*Information provided:*
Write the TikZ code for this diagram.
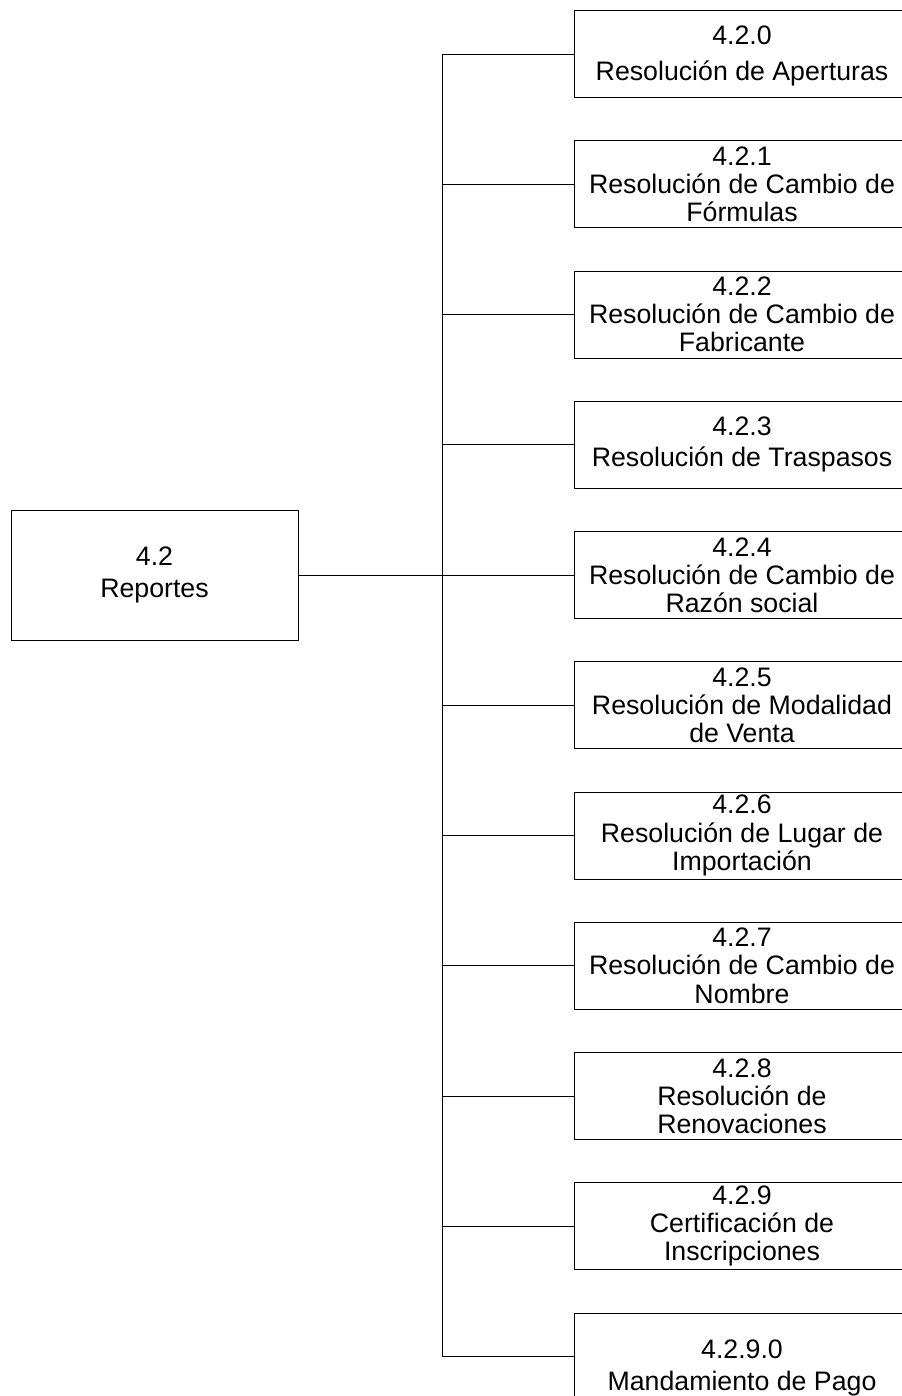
\documentclass[tikz,border=0pt]{standalone}
\usepackage{fontspec}
\setmainfont{Liberation Sans}
\begin{document}
\begin{tikzpicture}[x=0.025cm,y=-0.025cm,
  caja/.style={draw,line width=0.6pt,minimum width=8.4cm,minimum height=2.175cm,inner sep=0pt},
  padre/.style={draw,line width=0.6pt,minimum width=7.175cm,minimum height=3.25cm,inner sep=0pt},
  texto/.style={align=center,inner sep=0pt,font=\fontsize{19}{20}\selectfont},
  linea/.style={line width=0.6pt}]
\useasboundingbox (0,0) rectangle (902,1396);
\clip (0,0) rectangle (902,1396);

\node[padre] (reportes) at (154.5,575) {};
\node[texto] (treportes) at (reportes) {4.2\\[3pt]Reportes};

\node[caja] (r0) at (742,54) {};
\node[caja] (r1) at (742,184.25) {};
\node[caja] (r2) at (742,314.5) {};
\node[caja] (r3) at (742,444.75) {};
\node[caja] (r4) at (742,575) {};
\node[caja] (r5) at (742,705.25) {};
\node[caja] (r6) at (742,835.5) {};
\node[caja] (r7) at (742,965.75) {};
\node[caja] (r8) at (742,1096) {};
\node[caja] (r9) at (742,1226.25) {};
\node[caja] (r10) at (742,1356.5) {};

\node[texto] (t0) at ([yshift=-0.05cm]r0) {4.2.0\\[5pt]Resolución de Aperturas};
\node[texto] (t1) at (r1) {4.2.1\\Resolución de Cambio de\\Fórmulas};
\node[texto] (t2) at (r2) {4.2.2\\Resolución de Cambio de\\Fabricante};
\node[texto] (t3) at (r3) {4.2.3\\[2pt]Resolución de Traspasos};
\node[texto] (t4) at (r4) {4.2.4\\Resolución de Cambio de\\Razón social};
\node[texto] (t5) at (r5) {4.2.5\\Resolución de Modalidad\\de Venta};
\node[texto] (t6) at (r6) {4.2.6\\Resolución de Lugar de\\Importación};
\node[texto] (t7) at (r7) {4.2.7\\Resolución de Cambio de\\Nombre};
\node[texto] (t8) at (r8) {4.2.8\\Resolución de\\Renovaciones};
\node[texto] (t9) at (r9) {4.2.9\\Certificación de\\Inscripciones};
\node[texto] (t10) at ([yshift=-0.28cm]r10) {4.2.9.0\\[3pt]Mandamiento de Pago};

% tronco del arbol
\coordinate (tronco) at (442,575);
\draw[linea] (reportes) -- (r4);
\draw[linea] (r0.west) -| (tronco);
\draw[linea] (r1.west) -| (tronco);
\draw[linea] (r2.west) -| (tronco);
\draw[linea] (r3.west) -| (tronco);
\draw[linea] (r5.west) -| (tronco);
\draw[linea] (r6.west) -| (tronco);
\draw[linea] (r7.west) -| (tronco);
\draw[linea] (r8.west) -| (tronco);
\draw[linea] (r9.west) -| (tronco);
\draw[linea] (r10.west) -| (tronco);
\end{tikzpicture}
\end{document}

*What to produce:*
Every line of the data above should be quoted exactly. Omit the pictures.

*Full response:*
Write the TikZ code for this diagram.
\documentclass[tikz,border=0pt]{standalone}
\usepackage{fontspec}
\setmainfont{Liberation Sans}
\begin{document}
\begin{tikzpicture}[x=0.025cm,y=-0.025cm,
  caja/.style={draw,line width=0.6pt,minimum width=8.4cm,minimum height=2.175cm,inner sep=0pt},
  padre/.style={draw,line width=0.6pt,minimum width=7.175cm,minimum height=3.25cm,inner sep=0pt},
  texto/.style={align=center,inner sep=0pt,font=\fontsize{19}{20}\selectfont},
  linea/.style={line width=0.6pt}]
\useasboundingbox (0,0) rectangle (902,1396);
\clip (0,0) rectangle (902,1396);

\node[padre] (reportes) at (154.5,575) {};
\node[texto] (treportes) at (reportes) {4.2\\[3pt]Reportes};

\node[caja] (r0) at (742,54) {};
\node[caja] (r1) at (742,184.25) {};
\node[caja] (r2) at (742,314.5) {};
\node[caja] (r3) at (742,444.75) {};
\node[caja] (r4) at (742,575) {};
\node[caja] (r5) at (742,705.25) {};
\node[caja] (r6) at (742,835.5) {};
\node[caja] (r7) at (742,965.75) {};
\node[caja] (r8) at (742,1096) {};
\node[caja] (r9) at (742,1226.25) {};
\node[caja] (r10) at (742,1356.5) {};

\node[texto] (t0) at ([yshift=-0.05cm]r0) {4.2.0\\[5pt]Resolución de Aperturas};
\node[texto] (t1) at (r1) {4.2.1\\Resolución de Cambio de\\Fórmulas};
\node[texto] (t2) at (r2) {4.2.2\\Resolución de Cambio de\\Fabricante};
\node[texto] (t3) at (r3) {4.2.3\\[2pt]Resolución de Traspasos};
\node[texto] (t4) at (r4) {4.2.4\\Resolución de Cambio de\\Razón social};
\node[texto] (t5) at (r5) {4.2.5\\Resolución de Modalidad\\de Venta};
\node[texto] (t6) at (r6) {4.2.6\\Resolución de Lugar de\\Importación};
\node[texto] (t7) at (r7) {4.2.7\\Resolución de Cambio de\\Nombre};
\node[texto] (t8) at (r8) {4.2.8\\Resolución de\\Renovaciones};
\node[texto] (t9) at (r9) {4.2.9\\Certificación de\\Inscripciones};
\node[texto] (t10) at ([yshift=-0.28cm]r10) {4.2.9.0\\[3pt]Mandamiento de Pago};

% tronco del arbol
\coordinate (tronco) at (442,575);
\draw[linea] (reportes) -- (r4);
\draw[linea] (r0.west) -| (tronco);
\draw[linea] (r1.west) -| (tronco);
\draw[linea] (r2.west) -| (tronco);
\draw[linea] (r3.west) -| (tronco);
\draw[linea] (r5.west) -| (tronco);
\draw[linea] (r6.west) -| (tronco);
\draw[linea] (r7.west) -| (tronco);
\draw[linea] (r8.west) -| (tronco);
\draw[linea] (r9.west) -| (tronco);
\draw[linea] (r10.west) -| (tronco);
\end{tikzpicture}
\end{document}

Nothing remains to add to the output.